For those who say that you don't want to have the hobby accociated with childish toys, you have a point, but you also have to remember where this hobby really started to gain popularity: with Lionel/American Flyer toy trains! Most hobbyists today, especially the older folks, started with Lionel! Lionel is seen as quite childish and the hobby is seen as childish as a result. Thomas didn't bring a new 'bad' reputation upon the hobby, it just brought back an old one!

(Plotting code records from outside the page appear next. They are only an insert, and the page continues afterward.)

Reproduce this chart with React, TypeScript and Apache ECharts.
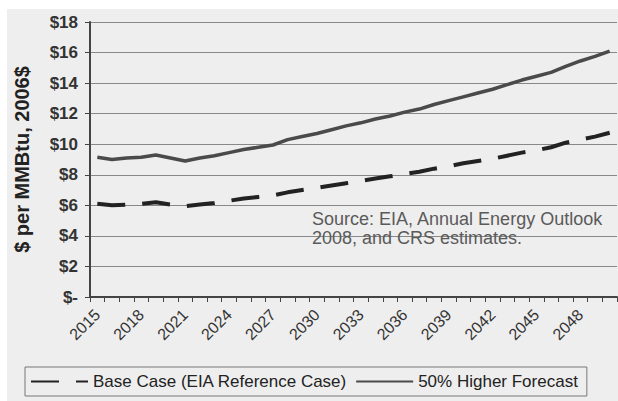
import React, { useEffect, useRef } from "react";
import * as echarts from "echarts";

const years: string[] = [
  "2015","2016","2017","2018","2019","2020","2021","2022","2023","2024",
  "2025","2026","2027","2028","2029","2030","2031","2032","2033","2034",
  "2035","2036","2037","2038","2039","2040","2041","2042","2043","2044",
  "2045","2046","2047","2048","2049","2050",
];

const baseCase: number[] = [
  6.1, 6.0, 6.05, 6.1, 6.2, 6.05, 5.95, 6.05, 6.15, 6.3,
  6.45, 6.55, 6.65, 6.85, 7.0, 7.15, 7.3, 7.45, 7.6, 7.75,
  7.9, 8.05, 8.2, 8.4, 8.55, 8.75, 8.9, 9.05, 9.25, 9.45,
  9.6, 9.8, 10.1, 10.3, 10.5, 10.75,
];

const higherForecast: number[] = [
  9.15, 9.0, 9.1, 9.15, 9.3, 9.1, 8.9, 9.1, 9.25, 9.45,
  9.65, 9.8, 9.95, 10.3, 10.5, 10.7, 10.95, 11.2, 11.4, 11.65,
  11.85, 12.1, 12.3, 12.6, 12.85, 13.1, 13.35, 13.6, 13.9, 14.2,
  14.45, 14.7, 15.1, 15.45, 15.75, 16.1,
];

const seriesNames: string[] = ["Base Case (EIA Reference Case)", "50% Higher Forecast"];
const yAxisTitle = "$ per MMBtu, 2006$";
const sourceNote = "Source: EIA, Annual Energy Outlook\n2008, and CRS estimates.";

const FONT = "'Liberation Sans', Arial, sans-serif";

export default function App() {
  const ref = useRef<HTMLDivElement>(null);

  useEffect(() => {
    document.body.style.margin = "0";
    if (!ref.current) return;
    const chart = echarts.init(ref.current, undefined, { renderer: "svg" });
    chart.setOption({
      animation: false,
      backgroundColor: "#ffffff",
      graphic: [
        {
          type: "rect",
          z: -10,
          silent: true,
          shape: { x: 7, y: 9, width: 611, height: 392 },
          style: { fill: "#eeeeee" },
        },
        {
          type: "text",
          left: 312,
          top: 209,
          z: 10,
          style: {
            text: sourceNote,
            fontFamily: FONT,
            fontSize: 18,
            lineHeight: 19,
            fill: "#5a5a5a",
          },
        },
      ],
      grid: { left: 90, right: 1, top: 22, bottom: 104, containLabel: false },
      legend: {
        left: 25,
        top: 367,
        padding: [6, 9, 6, 5],
        itemGap: 8,
        itemWidth: 57,
        itemHeight: 14,
        borderColor: "#777777",
        borderWidth: 1,
        backgroundColor: "#eeeeee",
        itemStyle: { opacity: 0 },
        textStyle: { fontFamily: FONT, fontSize: 17, color: "#222222" },
        data: seriesNames,
      },
      xAxis: {
        type: "category",
        data: years,
        boundaryGap: true,
        axisLine: { lineStyle: { color: "#444444", width: 2 } },
        axisTick: { show: true, interval: 0, length: 5, lineStyle: { color: "#444444", width: 1 } },
        axisLabel: {
          interval: 2,
          rotate: 45,
          margin: 15,
          fontFamily: FONT,
          fontSize: 16,
          color: "#333333",
        },
        splitLine: { show: false },
      },
      yAxis: {
        type: "value",
        min: 0,
        max: 18,
        interval: 2,
        name: yAxisTitle,
        nameLocation: "middle",
        nameGap: 58,
        nameRotate: 90,
        nameTextStyle: { fontFamily: FONT, fontSize: 20, fontWeight: "bold", color: "#222222" },
        axisLine: { show: true, lineStyle: { color: "#444444", width: 2 } },
        axisTick: { show: true, length: 5, lineStyle: { color: "#444444", width: 1 } },
        axisLabel: {
          margin: 12,
          fontFamily: FONT,
          fontSize: 17,
          fontWeight: "bold",
          color: "#333333",
          formatter: (v: number) => (v === 0 ? "$-" : "$" + v),
        },
        splitLine: { show: true, lineStyle: { color: "#888888", width: 1.2 } },
      },
      series: [
        {
          name: seriesNames[0],
          type: "line",
          data: baseCase,
          symbol: "none",
          lineStyle: { color: "#222222", width: 4, type: [28, 17] },
          itemStyle: { color: "#222222" },
          z: 3,
        },
        {
          name: seriesNames[1],
          type: "line",
          data: higherForecast,
          symbol: "none",
          lineStyle: { color: "#4a4a4a", width: 3.5 },
          itemStyle: { color: "#4a4a4a" },
          z: 3,
        },
      ],
    });
    return () => chart.dispose();
  }, []);

  return <div ref={ref} style={{ width: 618, height: 401 }} />;
}
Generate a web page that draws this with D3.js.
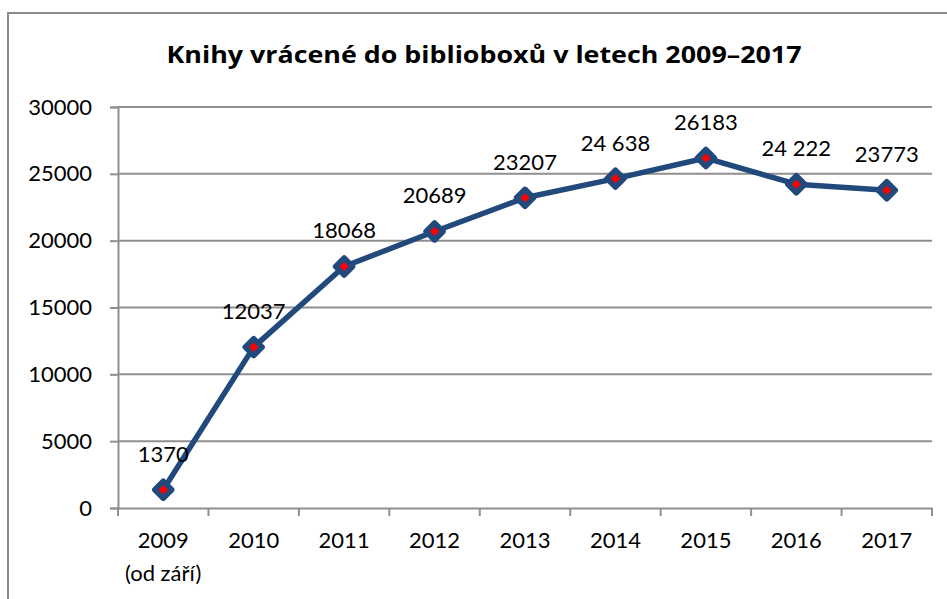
<!DOCTYPE html>
<html>
<head>
<meta charset="utf-8">
<script src="https://cdn.jsdelivr.net/npm/d3@7/dist/d3.min.js"></script>
<style>
  html, body { margin: 0; padding: 0; background: #fff; }
  svg { display: block; }
  text { font-family: Lato, "Open Sans", sans-serif; fill: #000; }
  text.title { font-family: "Open Sans", Lato, sans-serif; }
</style>
</head>
<body>
<script>
const title = "Knihy vrácené do biblioboxů v letech 2009–2017";
const categories = ["2009", "2010", "2011", "2012", "2013", "2014", "2015", "2016", "2017"];
const categorySubLabels = ["(od září)", "", "", "", "", "", "", "", ""];
const values = [1370, 12037, 18068, 20689, 23207, 24638, 26183, 24222, 23773];
const valueLabels = ["1370", "12037", "18068", "20689", "23207", "24 638", "26183", "24 222", "23773"];
const yTicks = [0, 5000, 10000, 15000, 20000, 25000, 30000];

const W = 947, H = 599;
const svg = d3.select("body").append("svg").attr("width", W).attr("height", H);

// outer chart border
svg.append("rect").attr("x", 8).attr("y", 13).attr("width", W + 20).attr("height", H + 20)
  .attr("fill", "none").attr("stroke", "#8a8a8a").attr("stroke-width", 2);

const plot = { left: 118, right: 932, top: 107, bottom: 508 };
const x = d3.scaleBand().domain(categories).range([plot.left, plot.right]).padding(0);
const y = d3.scaleLinear().domain([0, 30000]).range([plot.bottom, plot.top]);

const gridColor = "#8f8f8f";

// gridlines
svg.append("g").selectAll("line").data(yTicks.filter(d => d > 0)).join("line")
  .attr("x1", plot.left).attr("x2", plot.right)
  .attr("y1", d => y(d)).attr("y2", d => y(d))
  .attr("stroke", gridColor).attr("stroke-width", 2);

// y axis
const yAxis = svg.append("g").attr("transform", `translate(${plot.left},0)`)
  .call(d3.axisLeft(y).tickValues(yTicks).tickSize(8).tickPadding(18).tickFormat(d3.format("d")));
yAxis.select(".domain").attr("stroke", gridColor).attr("stroke-width", 2);
yAxis.selectAll(".tick line").attr("stroke", gridColor).attr("stroke-width", 2);
yAxis.selectAll(".tick text").attr("font-size", 22).attr("font-family", "Lato, sans-serif").attr("fill", "#000");

// x axis
const xAxis = svg.append("g").attr("transform", `translate(0,${plot.bottom})`)
  .call(d3.axisBottom(x).tickSize(0).tickPadding(24));
xAxis.select(".domain").attr("stroke", gridColor).attr("stroke-width", 2);
xAxis.selectAll(".tick text").attr("font-size", 22).attr("font-family", "Lato, sans-serif").attr("fill", "#000");
// boundary ticks
const bounds = categories.map(c => x(c)).concat([x.range()[1]]);
svg.append("g").selectAll("line").data(bounds).join("line")
  .attr("x1", d => d).attr("x2", d => d)
  .attr("y1", plot.bottom).attr("y2", plot.bottom + 8)
  .attr("stroke", gridColor).attr("stroke-width", 2);
// sub labels
svg.append("g").selectAll("text").data(categories).join("text")
  .attr("x", d => x(d) + x.bandwidth() / 2).attr("y", 581)
  .attr("text-anchor", "middle").attr("font-size", 22)
  .text((d, i) => categorySubLabels[i]);

// title
svg.append("text").attr("class", "title").attr("x", 484).attr("y", 63).attr("text-anchor", "middle")
  .attr("font-size", 24).attr("font-weight", "bold")
  .attr("textLength", 635).attr("lengthAdjust", "spacingAndGlyphs")
  .text(title);

// line
const pts = categories.map((c, i) => ({ c, v: values[i], label: valueLabels[i] }));
const line = d3.line().x(d => x(d.c) + x.bandwidth() / 2).y(d => y(d.v));
svg.append("path").datum(pts).attr("d", line)
  .attr("fill", "none").attr("stroke", "#22497c").attr("stroke-width", 5.5)
  .attr("stroke-linejoin", "round");

// markers
const r = 8.5;
svg.append("g").selectAll("path").data(pts).join("path")
  .attr("transform", d => `translate(${x(d.c) + x.bandwidth() / 2},${y(d.v)})`)
  .attr("d", `M0,${-r}L${r},0L0,${r}L${-r},0Z`)
  .attr("fill", "#ff0000").attr("stroke", "#22497c").attr("stroke-width", 5.5)
  .attr("stroke-linejoin", "round");

// data labels
svg.append("g").selectAll("text").data(pts).join("text")
  .attr("x", d => x(d.c) + x.bandwidth() / 2).attr("y", d => y(d.v) - 28)
  .attr("text-anchor", "middle").attr("font-size", 22)
  .text(d => d.label);
</script>
</body>
</html>
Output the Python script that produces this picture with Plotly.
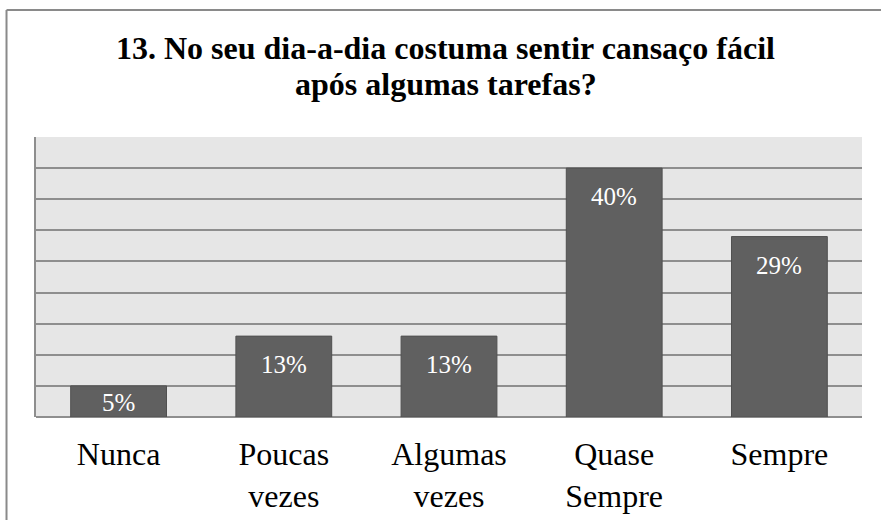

But then is there really a major issue with people seeing model railroading as childish? Connotations of playing with toys or watching Thomas are good and fun, and in model railroading the end goal should also be fun! So what if the general public thinks of model railroaders as grown men playing with toy trains? At least they have it partially right, cause when we are operating our layout we are surely having a lot of fun!

There are my My 2 Cents!

 

 

Polite cough Triang trains followed By Hornby for me err what's Lionel and American Flyer? Smile, Wink & Grin Big Smile

"The scientific man about town cannot possibly be seen to be playing with toys" Smile, Wink & Grin

Our hobby is no more childish than fighting battles with toy soldiers or racing slot cars.

Let us not forget the difference between men and boys is the cost of our toys.

There is nothing vital or important about any hobby but it might just save some ones sanity this one is a bad mis-quote from Iain Rice.